Le G20, autrefois dominé par les grandes économies occidentales, a été largement dynamisé par les BRICS. L’activisme du bloc, qui a plaidé pour une représentation du Sud global, a contribué à l’inclusion de l’Union africaine au sein du groupe. Cette évolution révèle un déplacement progressif des centres de pouvoir, les BRICS devenant l’un des moteurs d’une nouvelle gouvernance économique mondiale.
Marco Rubio, en reconnaissant la multipolarité, doit redéfinir la politique étrangère américaine pour ne plus seulement chercher à imposer une vision unique, mais à négocier avec des partenaires aux ambitions diverses. La multipolarité ne signifie pas seulement un monde où plusieurs puissances coexistent : c’est un monde où elles interagissent, souvent dans un rapport de force mouvant.
Le nouveau contexte impose désormais d’enlever les lunettes du XXe siècle et de regarder le réel en face, en tirant tous les enseignements de l’histoire contemporaine, sans jamais fuir l’histoire.
Qu’est-ce que la multipolarité ?
La multipolarité désigne un système international dans lequel plusieurs puissances, plutôt qu’une seule (unipolarité) ou deux (bipolarité), détiennent une influence significative sur les affaires mondiales. Aujourd’hui, des pôles comme les États-Unis, la Chine, l’Union européenne, la Russie, l’Inde et les BRICS modifient la structure du pouvoir global.
Par ailleurs, l’Afrique monte en puissance dans ce nouvel ordre mondial. Son rôle économique et diplomatique se renforce, notamment à travers l’Union africaine, qui siège désormais au G20. Cette montée en influence s’accompagne d’un rééquilibrage géostratégique dans l’océan Indien, que l’on surnomme de plus en plus « l’océan des BRICS » en raison de la présence accrue de l’Inde, de la Chine, de l’Afrique du Sud et des nouveaux partenaires du groupe dans la région. L’expansion des routes commerciales, des investissements et des infrastructures y redessinent les flux économiques mondiaux, au détriment des puissances occidentales.

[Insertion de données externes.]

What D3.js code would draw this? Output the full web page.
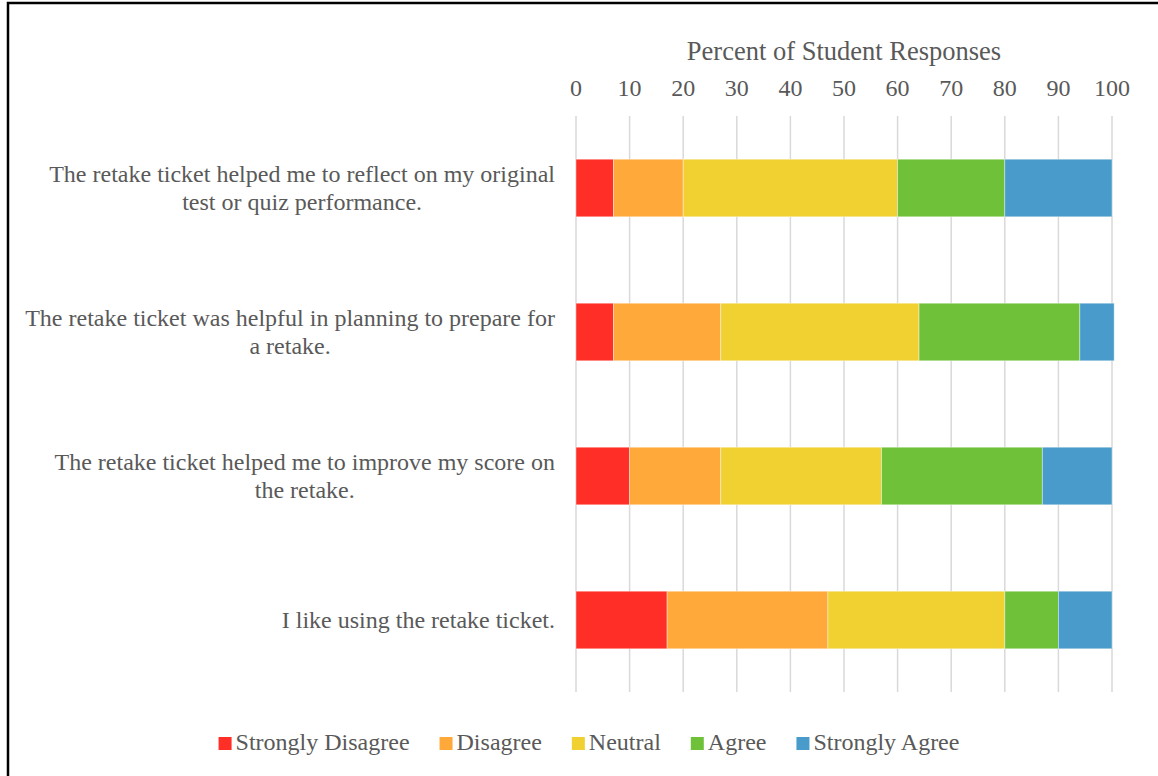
<!DOCTYPE html>
<html>
<head>
<meta charset="utf-8">
<script src="https://cdn.jsdelivr.net/npm/d3@7"></script>
<style>
  body { margin: 0; background: #fff; }
  text { font-family: "Liberation Serif", "Times New Roman", serif; fill: #595959; }
</style>
</head>
<body>
<script>
// Data
var questions = [
  "The retake ticket helped me to reflect on my original|test or quiz performance.",
  "The retake ticket was helpful in planning to prepare for|a retake.",
  "The retake ticket helped me to improve my score on|the retake.",
  "I like using the retake ticket."
];
var responses = ["Strongly Disagree", "Disagree", "Neutral", "Agree", "Strongly Agree"];
var stronglyDisagree = [7, 7, 10, 17];
var disagree = [13, 20, 17, 30];
var neutral = [40, 37, 30, 33];
var agree = [20, 30, 30, 10];
var stronglyAgree = [20, 6.4, 13, 10];
var ticks = [0, 10, 20, 30, 40, 50, 60, 70, 80, 90, 100];

var colors = ["#ff2e26", "#ffa93b", "#f0d131", "#70c13a", "#489bca"];

var width = 1158,
    height = 776;

var svg = d3.select("body").append("svg")
  .attr("width", width)
  .attr("height", height);

// outer frame (right and bottom run off the page)
svg.append("rect")
  .attr("x", 8).attr("y", 3)
  .attr("width", 1300).attr("height", 900)
  .attr("fill", "none")
  .attr("stroke", "#000")
  .attr("stroke-width", 2.5);

var x = d3.scaleLinear().domain([0, 100]).range([576, 1112]);
var y = d3.scaleBand().domain(questions).range([116, 692]).paddingInner(0.6).paddingOuter(0.3);

/*
 * Gridlines and top axis labels.
 */
svg.append("g").selectAll("line")
  .data(ticks)
  .enter().append("line")
  .attr("x1", function(d) { return x(d); })
  .attr("x2", function(d) { return x(d); })
  .attr("y1", 116)
  .attr("y2", 692)
  .attr("stroke", "#d9d9d9")
  .attr("stroke-width", 1.5);

svg.append("g").selectAll("text")
  .data(ticks)
  .enter().append("text")
  .attr("x", function(d) { return x(d); })
  .attr("y", 96)
  .attr("text-anchor", "middle")
  .style("font-size", "24px")
  .text(function(d) { return d; });

svg.append("text")
  .attr("x", (x(0) + x(100)) / 2)
  .attr("y", 60)
  .attr("text-anchor", "middle")
  .style("font-size", "26.5px")
  .text("Percent of Student Responses");

/*
 * Stack the series.
 */
var rows = questions.map(function(q, i) {
  return { q: q, "Strongly Disagree": stronglyDisagree[i], "Disagree": disagree[i],
    "Neutral": neutral[i], "Agree": agree[i], "Strongly Agree": stronglyAgree[i] };
});
var series = d3.stack().keys(responses)(rows);

var layer = svg.append("g").selectAll("g")
  .data(series)
  .enter().append("g")
  .attr("fill", function(d, i) { return colors[i]; });

layer.selectAll("rect")
  .data(function(d) { return d; })
  .enter().append("rect")
  .attr("x", function(d) { return x(d[0]); })
  .attr("width", function(d) { return x(d[1]) - x(d[0]); })
  .attr("y", function(d) { return y(d.data.q); })
  .attr("height", y.bandwidth())
  .attr("stroke", "#fff")
  .attr("stroke-opacity", 0.5)
  .attr("stroke-width", 0.8);

/*
 * Category labels: block right aligned, lines centered inside it.
 */
questions.forEach(function(q) {
  var lines = q.split("|");
  var g = svg.append("g");
  var cy = y(q) + y.bandwidth() / 2;
  var lh = 28;
  var t = g.selectAll("text")
    .data(lines)
    .enter().append("text")
    .attr("y", function(d, i) { return cy + (i - (lines.length - 1) / 2) * lh + 8; })
    .attr("text-anchor", "middle")
    .style("font-size", "24px")
    .text(function(d) { return d; });
  var maxW = 0;
  t.each(function() { maxW = Math.max(maxW, this.getComputedTextLength()); });
  t.attr("x", 555 - maxW / 2);
});

/*
 * Legend.
 */
var legend = svg.append("g");
var lx = 0;
responses.forEach(function(r, i) {
  legend.append("rect")
    .attr("x", lx).attr("y", -13)
    .attr("width", 13).attr("height", 13)
    .attr("fill", colors[i]);
  var t = legend.append("text")
    .attr("x", lx + 17)
    .attr("y", 0)
    .style("font-size", "24px")
    .text(r);
  lx += 17 + t.node().getComputedTextLength() + 30;
});
lx -= 30;
legend.attr("transform", "translate(" + (589 - lx / 2) + ",750)");
</script>
</body>
</html>
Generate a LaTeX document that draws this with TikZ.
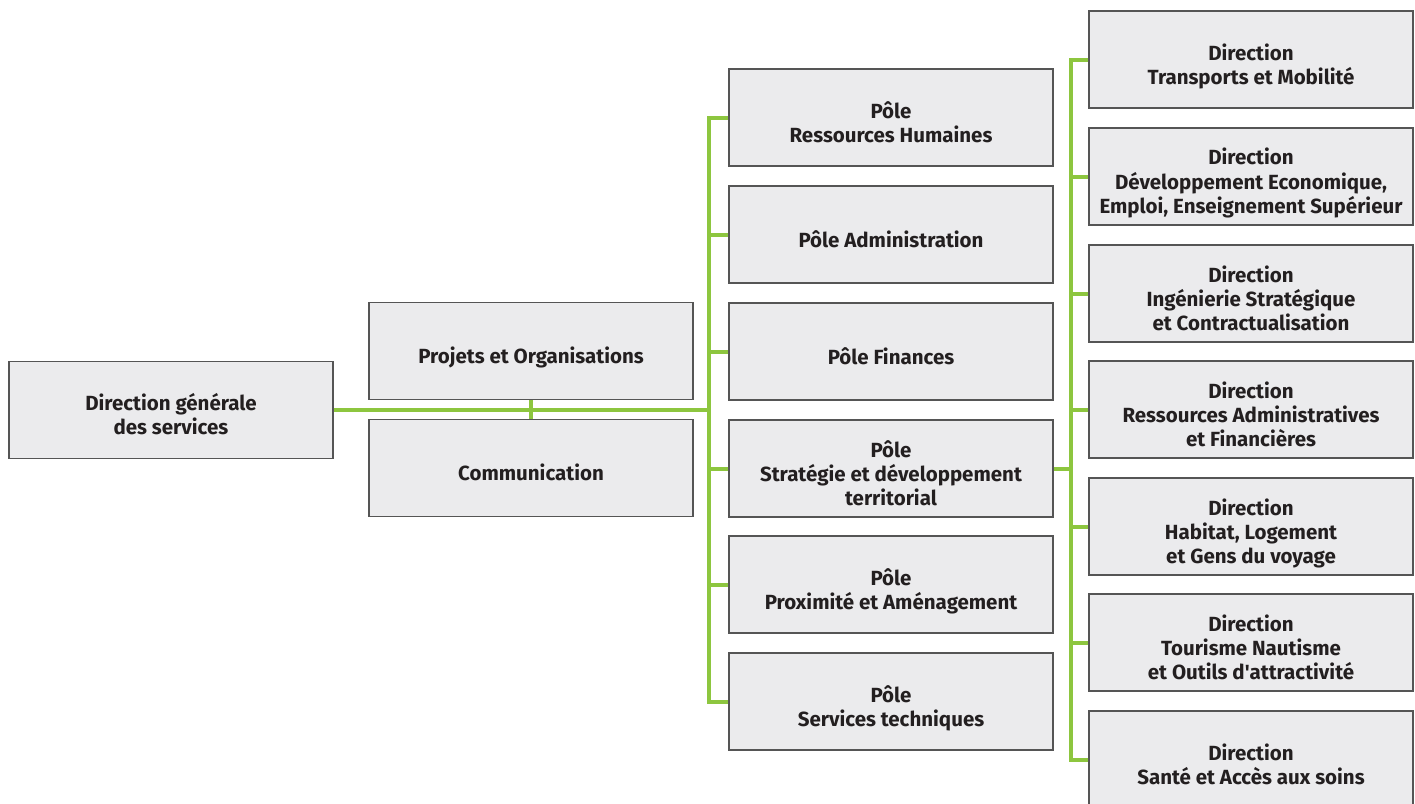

Multipolarité et multilatéralisme, deux notions distinctes
La multipolarité fait référence à la distribution du pouvoir entre plusieurs grands acteurs internationaux. En revanche, le multilatéralisme concerne la coopération entre plusieurs nations dans des cadres institutionnels, comme l’ONU, l’OMC ou le G20. Un monde multipolaire peut être multilatéral, mais il peut aussi être caractérisé par des tensions et des rivalités entre blocs.